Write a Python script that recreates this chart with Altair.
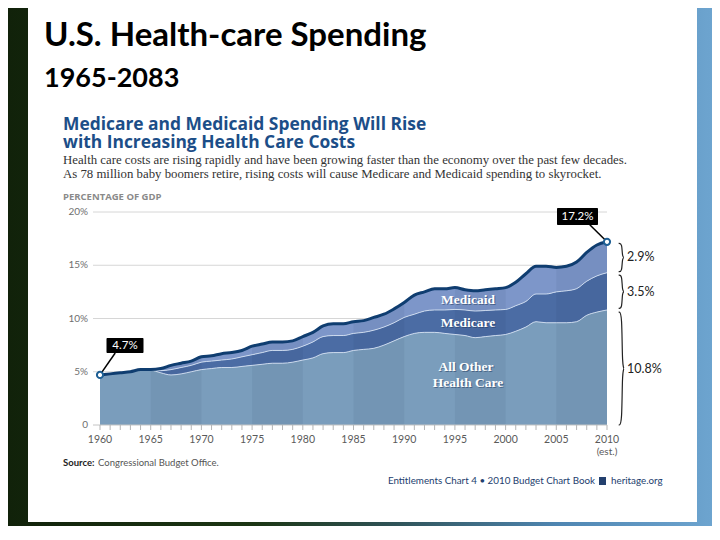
import altair as alt
import pandas as pd

# ---------------- data (percent of GDP) ----------------
years = list(range(1960, 2011))
other = [4.7, 4.8, 4.9, 5.0, 5.2, 5.2, 4.9, 4.7, 4.8, 5.0,
         5.2, 5.3, 5.4, 5.4, 5.5, 5.6, 5.7, 5.8, 5.8, 5.9,
         6.1, 6.3, 6.7, 6.8, 6.8, 7.0, 7.1, 7.2, 7.5, 7.9,
         8.3, 8.6, 8.7, 8.7, 8.6, 8.5, 8.4, 8.2, 8.3, 8.4,
         8.5, 8.8, 9.2, 9.7, 9.6, 9.6, 9.6, 9.7, 10.3, 10.6, 10.8]
medicare = [0, 0, 0, 0, 0, 0, 0.2, 0.5, 0.6, 0.6,
            0.7, 0.7, 0.7, 0.8, 0.9, 1.0, 1.1, 1.2, 1.2, 1.2,
            1.3, 1.5, 1.6, 1.6, 1.6, 1.6, 1.6, 1.7, 1.7, 1.7,
            1.8, 1.8, 2.0, 2.1, 2.2, 2.35, 2.4, 2.5, 2.45, 2.4,
            2.35, 2.4, 2.4, 2.6, 2.7, 2.9, 3.0, 3.1, 3.2, 3.4, 3.5]
medicaid = [0, 0, 0, 0, 0, 0, 0.2, 0.4, 0.4, 0.4,
            0.5, 0.5, 0.6, 0.6, 0.6, 0.8, 0.8, 0.8, 0.8, 0.8,
            0.9, 0.9, 1.0, 1.1, 1.1, 1.1, 1.1, 1.2, 1.2, 1.3,
            1.4, 1.8, 1.8, 2.0, 2.0, 2.05, 1.9, 1.9, 1.95, 2.0,
            2.05, 2.2, 2.6, 2.6, 2.6, 2.3, 2.3, 2.5, 2.7, 2.9, 2.9]

x_label_years = [1960, 1965, 1970, 1975, 1980, 1985, 1990, 1995, 2000, 2005, 2010]
x_label_text = ["1960", "1965", "1970", "1975", "1980", "1985", "1990", "1995", "2000", "2005", "2010"]
y_ticks = [0, 5, 10, 15, 20]
y_tick_text = ["0", "5%", "10%", "15%", "20%"]
grid_vals = [5, 10, 15, 20]
callout_years = [1960, 2010]
callout_text = ["4.7%", "17.2%"]
brace_ranges = [(17.06, 14.4), (14.08, 10.96), (10.6, 0.0)]
brace_text = ["2.9%", "3.5%", "10.8%"]

# ---------------- tables ----------------
df = pd.DataFrame({"year": years, "other": other, "medicare": medicare, "medicaid": medicaid})
df["zero"] = 0.0
df["b1"] = df["other"]
df["b2"] = df["b1"] + df["medicare"]
df["b3"] = df["b2"] + df["medicaid"]

bands = []
for b in [1, 3, 5, 7, 9]:
    sub = df[(df.year >= 1960 + 5 * b) & (df.year <= 1965 + 5 * b)].copy()
    sub["band"] = b
    bands.append(sub)
band_df = pd.concat(bands)

W, H = 704, 518
PX_YR = 10.14
PX_PCT = 10.65
X0, Y0 = 92, 417  # canvas pixel of (1960, 0%)
xs = alt.Scale(domain=[1960 - X0 / PX_YR, 1960 + (W - X0) / PX_YR], nice=False, zero=False)
ys = alt.Scale(domain=[-(H - Y0) / PX_PCT, Y0 / PX_PCT], nice=False, zero=False)

one = pd.DataFrame({"a": [0]})


def X(f):
    return alt.X(f, scale=xs, axis=None)


def Y(f):
    return alt.Y(f, scale=ys, axis=None)


def txt(x, y, s, **kw):
    return alt.Chart(one).mark_text(text=s, **kw).encode(x=alt.value(x), y=alt.value(y))


def box(x, x2, y, y2, **kw):
    return alt.Chart(one).mark_rect(**kw).encode(
        x=alt.value(x), x2=alt.value(x2), y=alt.value(y), y2=alt.value(y2))


grad = alt.LinearGradient(
    gradient="linear",
    stops=[alt.GradientStop(color="#11220a", offset=0),
           alt.GradientStop(color="#1c3614", offset=0.35),
           alt.GradientStop(color="#2f5358", offset=0.55),
           alt.GradientStop(color="#4f86b2", offset=0.78),
           alt.GradientStop(color="#6da4cf", offset=1)],
    x1=0, x2=1, y1=0, y2=0)

layers = []
layers.append(box(0, W, 0, H, fill=grad))
layers.append(box(20, 689, 0, 514, fill="white"))

# gridlines
layers.append(alt.Chart(pd.DataFrame({"g": grid_vals})).mark_rule(color="#d6d6d6", strokeWidth=1).encode(
    y=Y("g:Q"), x=alt.value(85), x2=alt.value(599)))

# areas
layers.append(alt.Chart(df).mark_area(color="#7a9dbc", interpolate="monotone").encode(
    x=X("year:Q"), y=Y("b1:Q"), y2="zero:Q"))
layers.append(alt.Chart(df).mark_area(color="#4b6ca4", interpolate="monotone").encode(
    x=X("year:Q"), y=Y("b2:Q"), y2="b1:Q"))
layers.append(alt.Chart(df).mark_area(color="#7d96c9", interpolate="monotone").encode(
    x=X("year:Q"), y=Y("b3:Q"), y2="b2:Q"))
layers.append(alt.Chart(band_df).mark_area(color="#0a2040", opacity=0.06, interpolate="monotone").encode(
    x=X("year:Q"), y=Y("b3:Q"), y2="zero:Q", detail="band:N"))

sep = df[df.year >= 1965]
for f in ["b1:Q", "b2:Q"]:
    layers.append(alt.Chart(sep).mark_line(color="#d3e0f2", strokeWidth=1, opacity=0.9,
                                           interpolate="monotone").encode(x=X("year:Q"), y=Y(f)))
layers.append(alt.Chart(df).mark_line(color="#0f3d70", strokeWidth=3, interpolate="monotone").encode(
    x=X("year:Q"), y=Y("b3:Q")))

# x axis: baseline, ticks, labels
layers.append(alt.Chart(one).mark_rule(color="#c4c4c4").encode(
    y=alt.value(Y0), x=alt.value(85), x2=alt.value(599)))
layers.append(alt.Chart(pd.DataFrame({"year": years})).mark_rule(color="#b5b5b5").encode(
    x=X("year:Q"), y=alt.value(Y0), y2=alt.value(Y0 + 5)))
layers.append(alt.Chart(pd.DataFrame({"year": x_label_years, "t": x_label_text})).mark_text(
    font="Lato", fontSize=10.5, color="#5a5a5a", baseline="middle").encode(
    x=X("year:Q"), y=alt.value(432), text="t:N"))
layers.append(alt.Chart(pd.DataFrame({"year": [2010], "t": ["(est.)"]})).mark_text(
    font="Lato", fontSize=10, color="#5a5a5a", baseline="middle").encode(
    x=X("year:Q"), y=alt.value(444), text="t:N"))

# y labels
layers.append(alt.Chart(pd.DataFrame({"v": y_ticks, "t": y_tick_text})).mark_text(
    font="Lato", fontSize=10, color="#6f6f6f", align="right", baseline="middle").encode(
    x=alt.value(80), y=Y("v:Q"), text="t:N"))

# callouts
cdf = df[df.year.isin(callout_years)].copy()
layers.append(alt.Chart(pd.DataFrame({"x": [1960, 1961.5], "y": [4.7, 6.76]})).mark_line(
    color="black", strokeWidth=1.5).encode(x=X("x:Q"), y=Y("y:Q")))
layers.append(alt.Chart(pd.DataFrame({"x": [2010, 2008.3], "y": [17.2, 18.8]})).mark_line(
    color="black", strokeWidth=1.5).encode(x=X("x:Q"), y=Y("y:Q")))
layers.append(box(98.5, 135.5, 330, 345, fill="black", cornerRadius=1))
layers.append(box(549, 590, 200, 217, fill="black", cornerRadius=1))
layers.append(txt(117, 338, callout_text[0], font="Lato", fontSize=11.5, color="white",
                  baseline="middle", align="center"))
layers.append(txt(569.5, 209, callout_text[1], font="Lato", fontSize=11.5, color="white",
                  baseline="middle", align="center"))
layers.append(alt.Chart(cdf).mark_point(filled=True, fill="white", stroke="#1e5f94", strokeWidth=2,
                                        size=38, opacity=1).encode(x=X("year:Q"), y=Y("b3:Q")))

# braces
rows = []
bx0, bw = 2011.15, 0.62
for k, (t, b) in enumerate(brace_ranges):
    m = (t + b) / 2
    pts = [(bx0, t), (bx0 + bw * 0.55, t), (bx0 + bw * 0.55, m), (bx0 + bw, m),
           (bx0 + bw * 0.55, m), (bx0 + bw * 0.55, b), (bx0, b)]
    for i, (px, py) in enumerate(pts):
        rows.append({"k": k, "i": i, "x": px, "y": py})
brace_df = pd.DataFrame(rows)
layers.append(alt.Chart(brace_df).mark_line(color="#222", strokeWidth=1.2, interpolate="basis").encode(
    x=X("x:Q"), y=Y("y:Q"), detail="k:N", order="i:Q"))
bl = pd.DataFrame({"y": [(t + b) / 2 for t, b in brace_ranges], "t": brace_text})
layers.append(alt.Chart(bl).mark_text(font="Lato", fontSize=12.5, color="#222", align="left",
                                      baseline="middle").encode(x=alt.value(619), y=Y("y:Q"), text="t:N"))

# area labels
for (lx, ly, s) in [(460, 292, "Medicaid"), (460, 315, "Medicare"), (458, 359, "All Other"),
                    (460, 375, "Health Care")]:
    layers.append(txt(lx + 1, ly + 1, s, font="Liberation Serif", fontSize=13.5, fontWeight="bold",
                      color="#1d3557", opacity=0.5, align="center", baseline="middle"))
    layers.append(txt(lx, ly, s, font="Liberation Serif", fontSize=13.5, fontWeight="bold",
                      color="white", align="center", baseline="middle"))

# slide titles
layers.append(txt(36, 38, "U.S. Health-care Spending", font="Lato", fontSize=33, fontWeight="bold",
                  color="black", align="left", baseline="alphabetic"))
layers.append(txt(36, 79, "1965-2083", font="Lato", fontSize=27, fontWeight="bold",
                  color="black", align="left", baseline="alphabetic"))

# inner chart texts
layers.append(txt(55, 122, "Medicare and Medicaid Spending Will Rise", font="Open Sans", fontSize=17.4,
                  fontWeight="bold", color="#1c4e88", align="left", baseline="alphabetic"))
layers.append(txt(55, 140, "with Increasing Health Care Costs", font="Open Sans", fontSize=17.4,
                  fontWeight="bold", color="#1c4e88", align="left", baseline="alphabetic"))
layers.append(txt(55, 156, "Health care costs are rising rapidly and have been growing faster than the economy over the past few decades.",
                  font="Liberation Serif", fontSize=12.8, color="#333", align="left", baseline="alphabetic"))
layers.append(txt(55, 170, "As 78 million baby boomers retire, rising costs will cause Medicare and Medicaid spending to skyrocket.",
                  font="Liberation Serif", fontSize=12.8, color="#333", align="left", baseline="alphabetic"))
layers.append(txt(55, 192, "PERCENTAGE OF GDP", font="Open Sans", fontSize=9.5, fontWeight="bold",
                  color="#8a8a8a", align="left", baseline="alphabetic"))
layers.append(txt(55, 458, "Source:", font="Lato", fontSize=9.5, fontWeight="bold",
                  color="#222", align="left", baseline="alphabetic"))
layers.append(txt(90, 458, "Congressional Budget Office.", font="Lato", fontSize=9.5,
                  color="#555", align="left", baseline="alphabetic"))
layers.append(txt(587, 476, "Entitlements Chart 4 \u2022 2010 Budget Chart Book", font="Lato", fontSize=9.8,
                  color="#23406e", align="right", baseline="alphabetic"))
layers.append(box(591, 598, 469, 477, fill="#23406e"))
layers.append(txt(603, 476, "heritage.org", font="Lato", fontSize=9.8,
                  color="#23406e", align="left", baseline="alphabetic"))

chart = alt.layer(*layers).properties(
    width=W, height=H, padding=0,
    autosize=alt.AutoSizeParams(type="none"),
).configure_view(stroke=None).configure(background="#1c3614")

chart.save("out.html", embed_options={"renderer": "svg", "actions": False})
^^^^
Objective: Please quote the lines of the material, beginning with the first and ending with the one that contains "import pandas as pd", exactly as written and without any pictures.

Answer to the problem:
Write a Python script that recreates this chart with Altair.
import altair as alt
import pandas as pd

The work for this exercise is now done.